Uma vez reconhecido, esse silêncio, que pode ser o irmão mais próximo da aflição, pode ser visto como uma abertura, uma rachadura possível pela qual o nosso amor poderá entrar com palavras meigas e consoladoras. Esse gesto de ouvir sem escutar funciona como um agasalho que protegerá os envolvidos do frio da solidão, como um alimento que tomará o espaço da fome emocional, afinal de contas, “Esses infortúnios discretos e ocultos são os que a verdadeira generosidade sabe descobrir, sem esperar que peçam assistência” (KARDEC, 2013, p. 180).
Por isso temos que criar o hábito de nos autoeducar, seja por meio de estudos teóricos, seja por meio de experiências vividas, para que os aprendizados nos direcionem, enquadrando-se perfeitamente às nossas práticas diárias.
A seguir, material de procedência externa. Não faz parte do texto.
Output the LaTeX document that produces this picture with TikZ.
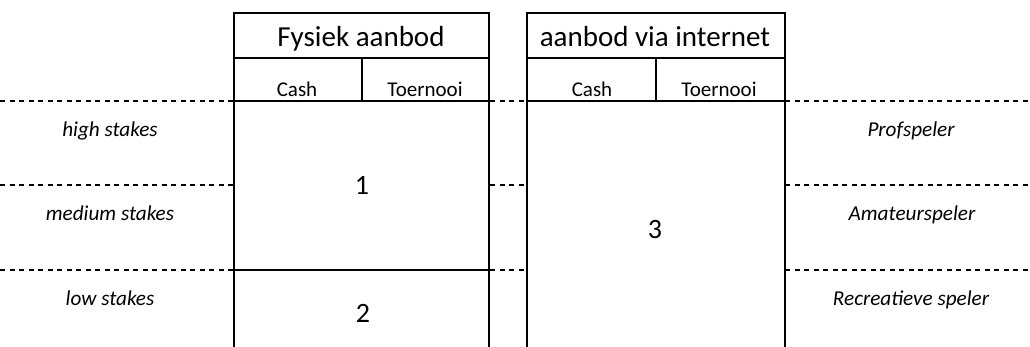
\documentclass[tikz,border=0pt]{standalone}
\usepackage{fontspec}
\setmainfont{Carlito}
\usepackage{tikz}
\tikzstyle{frame}=[line width=2.8pt]
\tikzstyle{divider}=[line width=2.4pt]
\tikzstyle{band}=[line width=2pt, dash pattern=on 5pt off 4.5pt]
\tikzstyle{title}=[anchor=base, inner sep=0pt, font=\fontsize{29}{32}\selectfont]
\tikzstyle{colhead}=[anchor=base, inner sep=0pt, font=\fontsize{21}{25}\selectfont]
\tikzstyle{level}=[anchor=base, inner sep=0pt, font=\itshape\fontsize{21.2}{25}\selectfont]
\tikzstyle{segment}=[anchor=base, inner sep=0pt, font=\fontsize{28}{31}\selectfont]

\begin{document}
\begin{tikzpicture}[x=1pt, y=-1pt]
\useasboundingbox (0,0) rectangle (1030,347);

% dashed bands
\foreach \y in {101,185,270}
{
	\draw [band] (0,\y) -- (234,\y);
	\draw [band] (490,\y) -- (527,\y);
	\draw [band] (785,\y) -- (1030,\y);
}

% fysiek aanbod
\draw [frame] (234,347) -- (234,13) -- (489,13) -- (489,347);
\draw [divider] (234,58) -- (489,58);
\draw [divider] (234,101) -- (489,101);
\draw [divider] (362,58) -- (362,101);
\draw [divider] (234,270) -- (489,270);
\node [title] (fysiek) at (361,47) {Fysiek aanbod};
\node [colhead] (fcash) at (297,97) {Cash};
\node [colhead] (ftoernooi) at (425,97) {Toernooi};
\node [segment] (seg1) at (362,195) {1};
\node [segment] (seg2) at (363,322) {2};

% aanbod via internet
\draw [frame] (527,347) -- (527,13) -- (785,13) -- (785,347);
\draw [divider] (527,58) -- (785,58);
\draw [divider] (527,101) -- (785,101);
\draw [divider] (656,58) -- (656,101);
\node [title] (internet) at (655,47) {aanbod via internet};
\node [colhead] (icash) at (592,97) {Cash};
\node [colhead] (itoernooi) at (719,97) {Toernooi};
\node [segment] (seg3) at (655,239) {3};

% levels
\node [level] (high) at (110,137) {high stakes};
\node [level] (medium) at (110,221) {medium stakes};
\node [level] (low) at (110,305) {low stakes};
\node [level] (prof) at (911,137) {Profspeler};
\node [level] (amateur) at (912,221) {Amateurspeler};
\node [level] (recreatief) at (911,305) {Recreatieve speler};
\end{tikzpicture}
\end{document}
Só assim a nossa condição humana entenderemos melhor que o silêncio do outro nem sempre é um ato de positividade, mas de chamamento para que possamos transformar em terreno fértil, com as águas da fraternidade e de amor, o que outrora era observado somente como uma região desértica de companheirismo e de sentimentos.


[1] Cf. nas Instruções dos Espíritos, item A caridade material e a caridade moral, na passagem fornecida pela Irmã Rosália, em Paris, 1860.